Because a functioning democracy would ban a nazi party.
I think it makes sense that both are categorised as flawed.
I mean I can start my own magazine and create my own index however I want. Doesn’t mean it’s right.
Democracy is the directness by which social participation equates to governance. The US is a federal republic with only two parties each bound by the same hostile funding system that benefits political contributions over the vote. That is far from democratic.
In my thinking regime change doesn't only refer to the complete collapse of the political system, just change in direction of the leaders.
Had.
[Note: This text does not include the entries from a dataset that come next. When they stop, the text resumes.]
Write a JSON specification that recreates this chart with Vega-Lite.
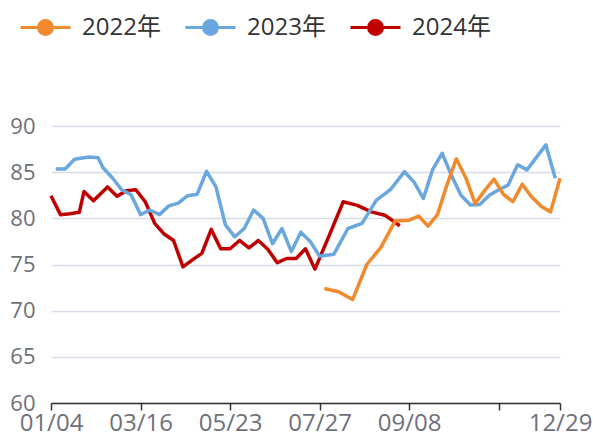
{
  "$schema": "https://vega.github.io/schema/vega-lite/v6.json",
  "width": 509,
  "height": 277,
  "autosize": "none",
  "padding": {"left": 51, "top": 126, "right": 33, "bottom": 36},
  "config": {"view": {"stroke": null}, "font": "'Open Sans', 'Noto Sans CJK SC'"},
  "data": {"values": [
    {"d":"01/04","y":"2024年","v":82.45},{"d":"01/11","y":"2024年","v":80.4},{"d":"01/18","y":"2024年","v":80.5},{"d":"01/25","y":"2024年","v":80.65},
    {"d":"02/01","y":"2024年","v":82.9},{"d":"02/08","y":"2024年","v":81.9},{"d":"02/22","y":"2024年","v":83.4},{"d":"02/29","y":"2024年","v":82.4},
    {"d":"03/07","y":"2024年","v":83.0},{"d":"03/14","y":"2024年","v":83.1},{"d":"03/21","y":"2024年","v":81.8},{"d":"03/28","y":"2024年","v":79.45},
    {"d":"04/04","y":"2024年","v":78.3},{"d":"04/11","y":"2024年","v":77.6},{"d":"04/18","y":"2024年","v":74.75},{"d":"04/25","y":"2024年","v":75.5},
    {"d":"05/02","y":"2024年","v":76.2},{"d":"05/09","y":"2024年","v":78.8},{"d":"05/16","y":"2024年","v":76.7},{"d":"05/23","y":"2024年","v":76.7},
    {"d":"05/30","y":"2024年","v":77.6},{"d":"06/06","y":"2024年","v":76.8},{"d":"06/13","y":"2024年","v":77.6},{"d":"06/20","y":"2024年","v":76.65},
    {"d":"06/27","y":"2024年","v":75.2},{"d":"07/04","y":"2024年","v":75.65},{"d":"07/11","y":"2024年","v":75.65},{"d":"07/18","y":"2024年","v":76.7},
    {"d":"07/25","y":"2024年","v":74.5},{"d":"08/01","y":"2024年","v":78.1},{"d":"08/08","y":"2024年","v":81.8},{"d":"08/15","y":"2024年","v":81.4},
    {"d":"08/22","y":"2024年","v":80.7},{"d":"08/29","y":"2024年","v":80.3},{"d":"09/05","y":"2024年","v":79.2},

    {"d":"01/05","y":"2023年","v":85.35},{"d":"01/12","y":"2023年","v":85.35},{"d":"01/19","y":"2023年","v":86.4},{"d":"02/02","y":"2023年","v":86.65},
    {"d":"02/09","y":"2023年","v":86.55},{"d":"02/16","y":"2023年","v":85.5},{"d":"02/23","y":"2023年","v":84.4},{"d":"03/02","y":"2023年","v":83.1},
    {"d":"03/09","y":"2023年","v":82.55},{"d":"03/16","y":"2023年","v":80.4},{"d":"03/23","y":"2023年","v":80.9},{"d":"03/30","y":"2023年","v":80.4},
    {"d":"04/06","y":"2023年","v":81.35},{"d":"04/13","y":"2023年","v":81.65},{"d":"04/20","y":"2023年","v":82.45},{"d":"04/27","y":"2023年","v":82.6},
    {"d":"05/04","y":"2023年","v":85.1},{"d":"05/11","y":"2023年","v":83.4},{"d":"05/18","y":"2023年","v":79.3},{"d":"05/25","y":"2023年","v":78.0},
    {"d":"06/01","y":"2023年","v":78.9},{"d":"06/08","y":"2023年","v":80.9},{"d":"06/15","y":"2023年","v":80.0},{"d":"06/22","y":"2023年","v":77.25},
    {"d":"06/29","y":"2023年","v":78.9},{"d":"07/06","y":"2023年","v":76.4},{"d":"07/13","y":"2023年","v":78.5},{"d":"07/20","y":"2023年","v":77.5},
    {"d":"07/27","y":"2023年","v":75.9},{"d":"08/03","y":"2023年","v":76.1},{"d":"08/10","y":"2023年","v":78.9},{"d":"08/17","y":"2023年","v":79.45},
    {"d":"08/24","y":"2023年","v":81.95},{"d":"08/31","y":"2023年","v":83.1},{"d":"09/07","y":"2023年","v":85.05},{"d":"09/14","y":"2023年","v":83.95},
    {"d":"09/21","y":"2023年","v":82.15},{"d":"09/28","y":"2023年","v":85.3},{"d":"10/05","y":"2023年","v":87.05},{"d":"10/12","y":"2023年","v":84.6},
    {"d":"10/19","y":"2023年","v":82.5},{"d":"10/26","y":"2023年","v":81.45},{"d":"11/02","y":"2023年","v":81.5},{"d":"11/09","y":"2023年","v":82.5},
    {"d":"11/16","y":"2023年","v":83.1},{"d":"11/23","y":"2023年","v":83.6},{"d":"11/30","y":"2023年","v":85.8},{"d":"12/07","y":"2023年","v":85.25},
    {"d":"12/14","y":"2023年","v":86.6},{"d":"12/21","y":"2023年","v":87.95},{"d":"12/28","y":"2023年","v":84.35},

    {"d":"07/28","y":"2022年","v":72.4},{"d":"08/04","y":"2022年","v":72.05},{"d":"08/11","y":"2022年","v":71.2},{"d":"08/18","y":"2022年","v":75.0},
    {"d":"08/25","y":"2022年","v":76.85},{"d":"09/01","y":"2022年","v":79.7},{"d":"09/08","y":"2022年","v":79.8},{"d":"09/15","y":"2022年","v":80.25},
    {"d":"09/22","y":"2022年","v":79.15},{"d":"09/29","y":"2022年","v":80.4},{"d":"10/06","y":"2022年","v":83.6},{"d":"10/13","y":"2022年","v":86.45},
    {"d":"10/20","y":"2022年","v":84.4},{"d":"10/27","y":"2022年","v":81.6},{"d":"11/03","y":"2022年","v":83.0},{"d":"11/10","y":"2022年","v":84.25},
    {"d":"11/17","y":"2022年","v":82.6},{"d":"11/24","y":"2022年","v":81.8},{"d":"12/01","y":"2022年","v":83.7},{"d":"12/08","y":"2022年","v":82.3},
    {"d":"12/15","y":"2022年","v":81.3},{"d":"12/22","y":"2022年","v":80.7},{"d":"12/29","y":"2022年","v":84.35}
  ]},
  "mark": {"type": "line", "strokeWidth": 3.5, "strokeJoin": "round"},
  "encoding": {
    "x": {
      "field": "d", "type": "ordinal",
      "scale": {"type": "point", "padding": 0},
      "axis": {
        "title": null,
        "values": ["01/04","03/16","05/23","07/27","09/08","11/16","12/29"],
        "labelExpr": "datum.value == '11/16' ? '' : datum.value",
        "labelAngle": 0, "labelFontSize": 24, "labelColor": "#6E7079",
        "labelOverlap": false, "labelFlush": false, "labelPadding": 1,
        "domainColor": "#333333", "domainWidth": 1.5,
        "tickColor": "#333333", "tickWidth": 1.5, "tickSize": 7,
        "grid": false
      }
    },
    "y": {
      "field": "v", "type": "quantitative",
      "scale": {"domain": [60, 90], "nice": false, "zero": false},
      "axis": {
        "title": null, "values": [60,65,70,75,80,85,90],
        "domain": false, "ticks": false, "labelPadding": 16,
        "labelFontSize": 22, "labelColor": "#6E7079",
        "gridColor": "#D8DCE8", "gridWidth": 1.5
      }
    },
    "color": {
      "field": "y", "type": "nominal",
      "scale": {"range": ["#F08A2C", "#6AA7DE", "#C00000"]},
      "legend": {
        "orient": "none", "legendX": -32, "legendY": -125,
        "direction": "horizontal", "title": null, "gridAlign": "none",
        "labelFontSize": 24, "labelColor": "#333333",
        "symbolType": "M-1,0H1M-0.28,0A0.28,0.28,0,1,1,0.28,0A0.28,0.28,0,1,1,-0.28,0Z",
        "symbolSize": 2500, "symbolStrokeWidth": 3,
        "labelOffset": 10, "columnPadding": 18,
        "encode": {"symbols": {"update": {"fill": {"scale": "color", "field": "value"}, "fillOpacity": {"value": 1}}}}
      }
    }
  }
}
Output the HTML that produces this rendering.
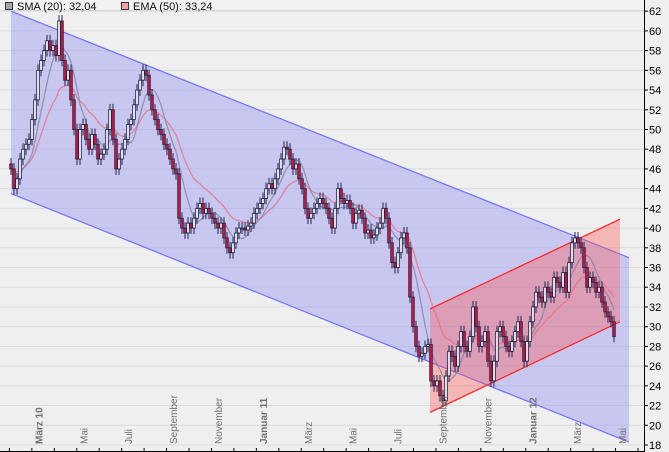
<!DOCTYPE html>
<html><head><meta charset="utf-8"><style>
html,body{margin:0;padding:0;background:#eeeeee;}
svg{display:block;font-family:"Liberation Sans",sans-serif;}
</style></head><body>
<svg id="chart" width="669" height="452" viewBox="0 0 669 452" xmlns="http://www.w3.org/2000/svg">
<rect x="0" y="0" width="669" height="452" fill="#efefef"/>
<g id="grid"></g>
<g id="channels"></g>
<g id="inds"></g>
<g id="candles"></g>
<g id="axes"></g>
<g>
<rect x="0" y="0" width="644" height="10" fill="#f2f2f2"/>
<line x1="0" y1="10.5" x2="644" y2="10.5" stroke="#d6d6d6"/>
<g><rect x="5.5" y="2.5" width="7" height="7" fill="#a8a8a8" stroke="#333"/><text x="17" y="10" font-size="11" fill="#111">SMA (20): 32,04</text></g>
<g><rect x="121.5" y="2.5" width="7" height="7" fill="#f4a0a0" stroke="#333"/><text x="133" y="10" font-size="11" fill="#111">EMA (50): 33,24</text></g>
</g>
</svg>
<script>
const closes=[46,44,45,47,48,48.5,49,51,53,56,57,58,59,58,58.5,57.5,61,57,55,56,53,50,47,50,50.5,49,48,49.5,48.5,47,47.5,48,50,52,49,46,47,48,49,50.5,51,52.5,54,55,56,55.5,53.5,52,51,50,49.5,48.5,48,47,46,45.5,41,40,39.5,40.5,40,41,42,42.5,41.5,42,41.5,41,40.5,40,40.5,39,38,37.5,38.5,39.5,40,40,39.8,40.2,40.5,41.5,42,42.5,43,44,44.5,44,45,46,47,48.2,48,47,46,46.5,45,44,42,41,41.5,42,42.5,43,42.5,42,41,40,42,44,43,42.5,42.8,42,40.5,41.5,41.8,41,39.5,39.8,39,39.3,40,40.5,42,41,38.5,36.5,36,37.5,39,39.5,38,33,30,28,27,27.3,28,28.2,24.5,24,24.5,23,22.5,25,27.5,27,26,28,29.5,28,27.5,29,32,30,28,28.5,29.5,26.5,24.5,26.5,29.5,30,29,28,27.5,28.5,29.5,30.5,28.5,26.5,28.5,30.5,32,33.5,33,32.5,34,33.5,33,35,34.5,34,35.5,33.5,36.5,38.5,39,38.5,38,36,34,35,34.5,33.5,34,32.5,31.5,31,30.5,29];
const firstOpen=46.5;
const yTicks=[18,20,22,24,26,28,30,32,34,36,38,40,42,44,46,48,50,52,54,56,58,60,62];
const monthLabels=["","März 10","","Mai","","Juli","","September","","November","","Januar 11","","März","","Mai","","Juli","","September","","November","","Januar 12","","März","","Mai","",""];
const boldLabels=["März 10","Januar 11","Januar 12"];
const blueChannel={x1:11,x2:629,upper:[62.0,37.0],lower:[43.5,18.3]};
const redChannel={x1:430,x2:620,upper:[31.8,40.9],lower:[21.3,30.5]};

const NS="http://www.w3.org/2000/svg";
const X0=11,STEP=3,PL=0,PR=644;
const y=v=>445-(v-18)*9.86;
const xi=i=>X0+i*STEP;
const xm=m=>9.4+m*22.45;
function mk(tag,at,parent){const e=document.createElementNS(NS,tag);for(const k in at)e.setAttribute(k,at[k]);parent.appendChild(e);return e;}
const G=id=>document.getElementById(id);

// grid
yTicks.forEach(v=>{const l=mk('line',{x1:0,x2:PR,y1:y(v),y2:y(v),stroke:'#dcdcdc','stroke-width':1},G('grid'));

});

// channels
function channel(c,fill,stroke,name){
 const g=G('channels');
 const p=mk('polygon',{points:`${c.x1},${y(c.upper[0])} ${c.x2},${y(c.upper[1])} ${c.x2},${y(c.lower[1])} ${c.x1},${y(c.lower[0])}`,fill:fill},g);
 
 
 const a=mk('line',{x1:c.x1,y1:y(c.upper[0]),x2:c.x2,y2:y(c.upper[1]),stroke:stroke,'stroke-width':1.2},g);
 
 
 const b=mk('line',{x1:c.x1,y1:y(c.lower[0]),x2:c.x2,y2:y(c.lower[1]),stroke:stroke,'stroke-width':1.2},g);
 
 
}
channel(blueChannel,'rgba(150,150,240,0.45)','#7070ff','blue-channel');
channel(redChannel,'rgba(255,90,90,0.38)','#ff2020','red-channel');

// indicators
const sma=[],ema=[];let e=closes[0];const k=2/(18+1);
closes.forEach((c,i)=>{const s=closes.slice(Math.max(0,i-6),i+1);sma.push(s.reduce((a,b)=>a+b,0)/s.length);e=i?c*k+e*(1-k):c;ema.push(e);});
function line(arr,col,name){const d=arr.map((v,i)=>(i?'L':'M')+xi(i).toFixed(1)+','+y(v).toFixed(1)).join('');
 const p=mk('path',{d:d,fill:'none',stroke:col,'stroke-width':1.3},G('inds'));
 
 }
line(ema,'rgba(235,110,130,0.75)','ema-line');
line(sma,'rgba(130,130,160,0.75)','sma-line');

// candles
closes.forEach((c,i)=>{
 const o=i?closes[i-1]:firstOpen;const hi=Math.max(o,c)+0.6,lo=Math.min(o,c)-0.6;const x=xi(i);
 const g=mk('g',{},G('candles'));
 
 
 mk('line',{x1:x,x2:x,y1:y(hi),y2:y(lo),stroke:'#25254a','stroke-width':1},g);
 const top=y(Math.max(o,c)),h=Math.max(1,Math.abs(y(o)-y(c)));
 mk('rect',{x:x-1.3,y:top,width:2.6,height:h,fill:c>=o?'#ffffff':'#e0103a',stroke:'#25254a','stroke-width':0.9},g);
});

// axes
const ax=G('axes');
const yl=mk('line',{x1:644.5,x2:644.5,y1:0,y2:452,stroke:'#000','stroke-width':1},ax);


yTicks.forEach(v=>{mk('line',{x1:644,x2:648,y1:y(v),y2:y(v),stroke:'#000'},ax);
 const t=mk('text',{x:649,y:y(v)+4,'font-size':11,fill:'#000'},ax);t.textContent=v;
 
 });
const xl=mk('line',{x1:0,x2:644,y1:451.5,y2:451.5,stroke:'#000'},ax);


monthLabels.forEach((lab,m)=>{const x=xm(m);if(x>644)return;
 mk('line',{x1:x,x2:x,y1:448,y2:452,stroke:'#000'},ax);
 if(!lab)return;
 const tx=x+10.5;
 const t=mk('text',{x:tx,y:444,transform:`rotate(-90 ${tx} 444)`,'font-size':10,fill:'#707070','font-weight':boldLabels.includes(lab)?'bold':'normal'},ax);
 t.textContent=lab;
 
 });
</script>
</body></html>
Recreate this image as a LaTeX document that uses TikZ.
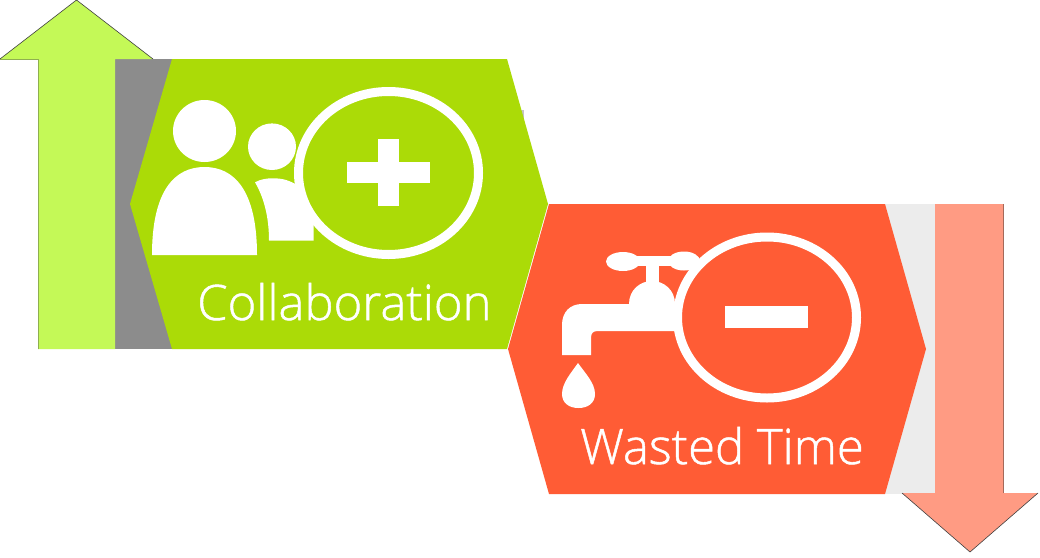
\documentclass[tikz,border=0pt]{standalone}
\usepackage{fontspec}
\newfontfamily\lblfont[RawFeature={embolden=1.0}]{Open Sans Light}
\definecolor{limeA}{HTML}{C4F957}
\definecolor{limeEdge}{HTML}{8FAF50}
\definecolor{greenB}{HTML}{ABDB07}
\definecolor{redB}{HTML}{FF5C35}
\definecolor{salmonA}{HTML}{FF9B83}
\definecolor{salmonEdge}{HTML}{A5695A}
\definecolor{grayA}{HTML}{8C8C8C}
\definecolor{grayB}{HTML}{ECECEC}
\definecolor{grayC}{HTML}{C4C4C4}
\tikzset{
  shapefill/.style={fill=#1,draw=none},
  icon/.style={fill=white,draw=none},
  ringmark/.style={fill=#1,draw=white,line width=9pt},
  caption/.style={text=white,anchor=base west,inner sep=0pt,font=\lblfont\fontsize{49}{49}\selectfont},
  edgeline/.style={draw=#1,line width=0.6pt}
}
\begin{document}
\begin{tikzpicture}[x=1pt,y=-1pt]
\useasboundingbox (0,0) rectangle (1040,557);
\fill[white] (0,0) rectangle (1040,557);
% left arrow and backing
\fill[shapefill=grayC] (521,110) -- (524,110) -- (524,122) -- (521,122) -- cycle;
\fill[shapefill=grayA] (115,59) rectangle (175,349);
\fill[shapefill=limeA] (76.5,0) -- (153,59) -- (115,59) -- (115,349) -- (38,349) -- (38,59) -- (0,59) -- cycle;
\draw[edgeline=limeEdge] (38,349) -- (38,59) -- (0,59);
\draw[edgeline=black!75] (0,59) -- (76.5,0) -- (153,59);
% right arrow and backing
\fill[shapefill=grayB] (880,204) rectangle (935,494);
\fill[shapefill=salmonA] (935,204) -- (1003,204) -- (1003,493) -- (1038,493) -- (970,552) -- (902,493) -- (935,493) -- cycle;
\draw[edgeline=salmonEdge] (1003,204) -- (1003,493);
\draw[edgeline=black!75] (902,493) -- (970,552) -- (1038,493);
% hexagons
\fill[shapefill=greenB] (172,59) -- (507,59) -- (548,204) -- (507,349) -- (172,349) -- (130,204) -- cycle;
\fill[shapefill=redB] (549,204) -- (885,204) -- (926,349) -- (885,494) -- (549,494) -- (508,349) -- cycle;
% people icon
\fill[icon] (204.5,131) ellipse [x radius=31.5,y radius=31];
\fill[icon] (152,255) .. controls (152,190) and (175,167) .. (204.5,167) .. controls (234,167) and (257,190) .. (257,255) -- cycle;
\fill[icon] (272,146.7) ellipse [x radius=24,y radius=23.3];
\fill[icon] (255,182.3) .. controls (261,179) and (267,178.3) .. (273,178.3) .. controls (282,178.3) and (290,180) .. (300,187) -- (320,205) -- (313.5,225) -- (313.5,240.7) -- (269,240.7) .. controls (269,215) and (263,196) .. (255,182.3) -- cycle;
% plus ring
\draw[ringmark=greenB] (388.5,173) ellipse [x radius=90,y radius=81.5];
\fill[icon] (347,162) rectangle (430,183);
\fill[icon] (378,139) rectangle (399.3,206);
% faucet icon
\fill[icon] (623,261.5) ellipse [x radius=17,y radius=9.5];
\fill[icon] (684,261) ellipse [x radius=16,y radius=9.5];
\fill[icon] (635,256) rectangle (672,266);
\fill[icon] (646,262) rectangle (659,285);
\fill[icon] (562,355) -- (562,325) .. controls (562,312) and (570,304) .. (582,304) -- (629,304) .. controls (629,290) and (640,281) .. (652,281) .. controls (664,281) and (675,290) .. (675,304) -- (682,304) -- (682,331) -- (598,331) .. controls (593,331) and (591,333) .. (591,338) -- (591,355) -- cycle;
\fill[icon] (578,363) .. controls (585,373) and (595,383) .. (595,394) .. controls (595,403) and (588,408) .. (578.5,408) .. controls (569,408) and (562,403) .. (562,394) .. controls (562,383) and (571,373) .. (578,363) -- cycle;
% minus ring
\draw[ringmark=redB] (767,317.5) ellipse [x radius=89.5,y radius=80.5];
\fill[icon] (725,306.3) rectangle (808,327.7);
% captions
\node[caption] (collab) at (197,320) {Collaboration};
\node[caption] (wasted) at (580,464) {Wasted Time};
\end{tikzpicture}
\end{document}
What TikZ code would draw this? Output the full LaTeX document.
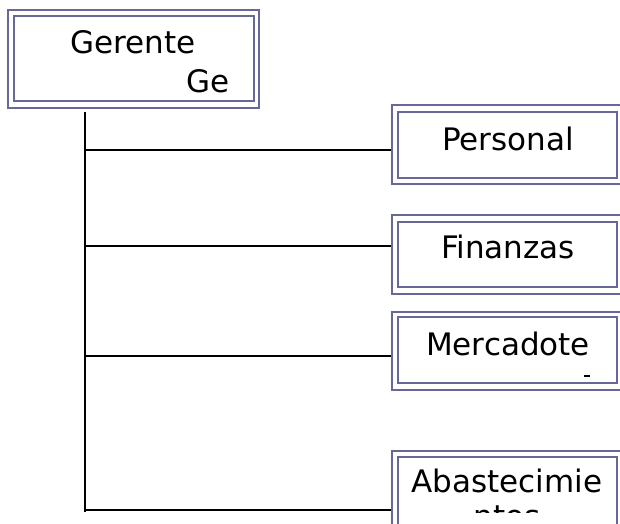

Israel probably has a list with the next 3 or 4 in line to replace Khamenei and is currently working towards eliminating them, like they did with the Hezbollah.
Regime change could also be triggered through impeachment or PM losing support and government coalition getting dissolved in the case of Israel.
And The Constitution.
Just ask the folks who tried on January 6.
> The US will have significant regime change in November if polling holds.
Assuming elections are held fairly. "Trump, seeking executive power over elections, is urged to declare emergency":
* https://archive.is/https://www.washingtonpost.com/politics/2...
Does it?
The distinction being de jure and de facto control is something worth debating, but it’s trivially true that Israel controls large swaths of territory where people are not eligible to participate in that government.
- sovereignty
- border
- population
In that order, in the context of that region. Then consider their meanings in the context of (say) Canada. Consider how conventional applications of those terms are different for the two.